Any opportunity to eat food from a Michelin Starred chef is a thing to be grasped with both hands. A set menu for a very reasonable price with input from a well-reputed forager makes the occasion even more special, so the idea of dinner cooked under the watchful eye of Andrew Pern featuring ingredients from Alysia Vasey was too much to resist.
Andrew Pern has had great success with The Star at Harome, which has a Michelin star, following this up with an expanded portfolio featuring the Star Inn the City, The Star Inn the Harbour and Mr P’s Curious Tavern. This forager’s menu was hosted at Mr P’s Curious Tavern, with Mr P himself on the pass. The foraged element came courtesy of Alysia Vasey. Alysia has made quite a name for herself over the last few years and supplied pretty much every notable chef in the North of England along with many other storied names in the food industry. Her story is quite fascinating and set to be told in a book next year, so stay tuned to hear more!

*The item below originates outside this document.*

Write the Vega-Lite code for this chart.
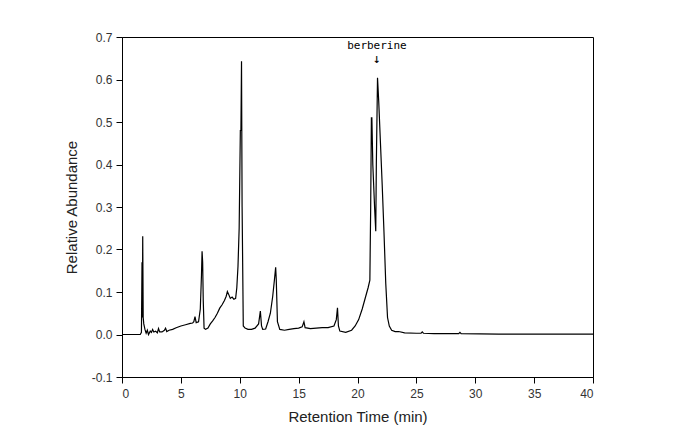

The five courses came in at £35 with an extra £25 for paired wines, very reasonable for chefs and ingredients of this quality. Mr P’s is slightly eccentrically decorated, but a comfortable place to enjoy a meal. I was seated upstairs near the kitchen, close enough to enjoy the bustle of it without it becoming invasive. The first course to arrive was a “Forager’s Broth” that dropped charred celeriac and freshly grated horseradish into the mix along with the earthy mushroomy broth.
The fish course that followed was really quite exceptional. A cultured butter crumpet topped with cured halibut and brown shrimp that was brought to life by the accompanying sea purslane, “Salty Fingers” and “Scurvy Grass”. Those foraged elements were reminiscent of samphire but leant the plate a greater depth and subtlety.
Next up we were treated to a spelt risotto that made a feature of a fried pheasant egg. The texture of the risotto was a little close to tapioca for my taste, but the flavours were happy company for one another, nettle pesto and sheep’s curd doing their bit to round the dish out. I don’t recall having had pheasant egg before, but the large yolk and delicate cooking allowed it to become a strong element of the dish.
The meat course centred on hay baked, Harome reared, chicken with Douglas fir-baked potatoes, a chickweed salad and artichokes. Wild garlic is irresistible at this time of year, so had to pop up somewhere, thankfully not overpowering the relatively delicate flavours of the chicken and potato. Finally the sweet tooth was satisfied by sweet woodruff parfait with honey and apple blossom, with toasted oat varying the texture.
As I said at the outset, £35 is a bargain for this sort of meal. The food was of high standard, that crumpet in particular was stunning, and the effort made by Alysia and Andrew to say hi to people was admirable. I’ll certainly be looking out for more events like this and making sure I continue to keep an eye on both Andrew and Alysia in the future.